Embora a Constituição brasileira imponha o princípio da democracia interna, o controle da distribuição de recursos nos partidos ainda é capturado por núcleos oligárquicos, sobretudo em contextos de ausência de transparência, concentração de poder e frágil participação da base partidária. Noutras palavras, não basta haver repasses públicos — é preciso vincular sua distribuição a critérios democráticos, representativos e auditáveis, com mecanismos de controle acessíveis à sociedade.

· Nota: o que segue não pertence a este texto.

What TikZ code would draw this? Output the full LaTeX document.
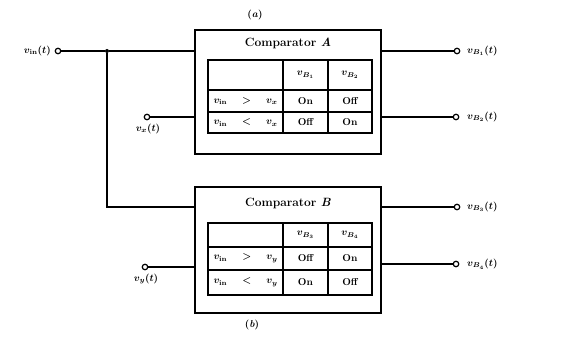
\documentclass[tikz,border=0pt]{standalone}
\begin{document}
\begin{tikzpicture}[x=1pt,y=-1pt,
 blk/.style={draw, line width=1.6pt, minimum width=186pt, minimum height=124pt, inner sep=0},
 cell/.style={draw, line width=1.5pt, inner sep=0, font=\bfseries\boldmath},
 term/.style={circle, draw, line width=1.2pt, inner sep=0, minimum size=5.5pt, fill=white},
 wire/.style={line width=1.4pt},
 lbl/.style={font=\bfseries\boldmath, inner sep=1pt},
 dotj/.style={circle, fill, inner sep=0, minimum size=4pt}]
\useasboundingbox (0,0) rectangle (576,339);

% blocks
\node[blk] (A) at (288,92) {};
\node[blk, minimum height=126pt] (B) at (288,250) {};
\node[font=\bfseries\large] (ta) at (288,43) {Comparator \textit{A}};
\node[font=\bfseries\large] (tb) at (288,203) {Comparator \textit{B}};
\node[font=\bfseries] (capa) at (255,15) {(\textit{a})};
\node[font=\bfseries] (capb) at (252,325) {(\textit{b})};

% table A
\node[cell, minimum width=75pt, minimum height=30pt] (a11) at (245.5,75) {};
\node[cell, minimum width=45pt, minimum height=30pt] (a12) at (305.5,75) {$v_{B_1}$};
\node[cell, minimum width=44pt, minimum height=30pt] (a13) at (350,75) {$v_{B_2}$};
\node[cell, minimum width=75pt, minimum height=22pt] (a21) at (245.5,101) {\makebox[64pt]{$v_{\mathrm{in}}$\hfill$>$\hfill$v_x$}};
\node[cell, minimum width=45pt, minimum height=22pt] (a22) at (305.5,101) {On};
\node[cell, minimum width=44pt, minimum height=22pt] (a23) at (350,101) {Off};
\node[cell, minimum width=75pt, minimum height=21pt] (a31) at (245.5,122.5) {\makebox[64pt]{$v_{\mathrm{in}}$\hfill$<$\hfill$v_x$}};
\node[cell, minimum width=45pt, minimum height=21pt] (a32) at (305.5,122.5) {Off};
\node[cell, minimum width=44pt, minimum height=21pt] (a33) at (350,122.5) {On};

% table B
\node[cell, minimum width=75pt, minimum height=24pt] (b11) at (245.5,235) {};
\node[cell, minimum width=45pt, minimum height=24pt] (b12) at (305.5,235) {$v_{B_3}$};
\node[cell, minimum width=44pt, minimum height=24pt] (b13) at (350,235) {$v_{B_4}$};
\node[cell, minimum width=75pt, minimum height=23pt] (b21) at (245.5,258.5) {\makebox[64pt]{$v_{\mathrm{in}}$\hfill$>$\hfill$v_y$}};
\node[cell, minimum width=45pt, minimum height=23pt] (b22) at (305.5,258.5) {Off};
\node[cell, minimum width=44pt, minimum height=23pt] (b23) at (350,258.5) {On};
\node[cell, minimum width=75pt, minimum height=25pt] (b31) at (245.5,282.5) {\makebox[64pt]{$v_{\mathrm{in}}$\hfill$<$\hfill$v_y$}};
\node[cell, minimum width=45pt, minimum height=25pt] (b32) at (305.5,282.5) {On};
\node[cell, minimum width=44pt, minimum height=25pt] (b33) at (350,282.5) {Off};

% inputs
\coordinate (ain) at (195,51);
\coordinate (bin) at (195,207);
\coordinate (ax) at (195,117);
\coordinate (by) at (195,267);
\node[dotj] (j) at (107,51) {};
\node[term] (vin) at (58,51) {};
\node[term] (vx) at (147,117) {};
\node[term] (vy) at (145,267) {};
\draw[wire] (vin) -- (j) -- (ain);
\draw[wire] (j) |- (bin);
\draw[wire] (vx) -- (ax);
\draw[wire] (vy) -- (by);
\node[lbl, anchor=east] (lvin) at (52,51) {$v_{\mathrm{in}}(t)$};
\node[lbl] (lvx) at (148,129) {$v_x(t)$};
\node[lbl] (lvy) at (146,279) {$v_y(t)$};

% outputs
\node[term] (o1) at (457,51) {};
\node[term] (o2) at (456,117) {};
\node[term] (o3) at (457,207) {};
\node[term] (o4) at (456,264) {};
\draw[wire] (381,51) -- (o1);
\draw[wire] (381,117) -- (o2);
\draw[wire] (381,207) -- (o3);
\draw[wire] (381,264) -- (o4);
\node[lbl, anchor=west] (l1) at (466,51) {$v_{B_1}(t)$};
\node[lbl, anchor=west] (l2) at (466,117) {$v_{B_2}(t)$};
\node[lbl, anchor=west] (l3) at (466,207) {$v_{B_3}(t)$};
\node[lbl, anchor=west] (l4) at (466,264) {$v_{B_4}(t)$};
\end{tikzpicture}
\end{document}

Fortalecer a democracia intrapartidária exige, porém, reformas normativas, fiscalização institucional e engajamento cívico. Trata-se, em última análise, de democratizar os sujeitos que fazem a democracia — para que os partidos deixem de ser obstáculos à participação e se tornem, efetivamente, instrumentos de representação plural, inclusiva, transparente e comprometida com o interesse público.
[1] KELSEN, H. (1993). A democracia. São Paulo: Martins Fontes, p. 40.
[2] SARTORI, G. (1991). Democracia. Revista de Ciência Política, 13(1-2), p. 130.
[3] Disponível em: https://oglobo.globo.com/blogs/pulso/post/2023/07/pesquisa-ipec-confianca-em-partidos-politicos-e-no-congresso-atinge-maior-patamar-desde-2009.ghtml; Acesso em 19 de janeiro de 2025.
[4] Disponível em: https://g1.globo.com/politica/noticia/2024/03/27/datafolha-cresce-desconfianca-dos-brasileiros-no-congresso-nacional.ghtml; Acesso em 19 de janeiro de 2025.
[5] TEORELL, J. (1999). A deliberative defence of intra-party democracy. Party politics, 5(3), pp. 365-366.
[6] GUTMANN, Amy and Dennis Thompson (1996) Democracy and Disagreement: Why Moral Conflict cannot be Avoided in Politics, and What should be Done about it. Cambridge, MA: The Belknap Press of Harvard University Press, pp. 142-144.
[7] WRIGHT, William E. (1971) ‘Comparative Party Models: Rational-Efficient and Party Democracy’, in Wright (ed), pp. 17–54.
[8] HABERMAS, Jürgen (1996) Between Facts and Norms: Contributions to a Discourse Theory of Law and Democracy. Cambridge: Polity, pp. 336-362.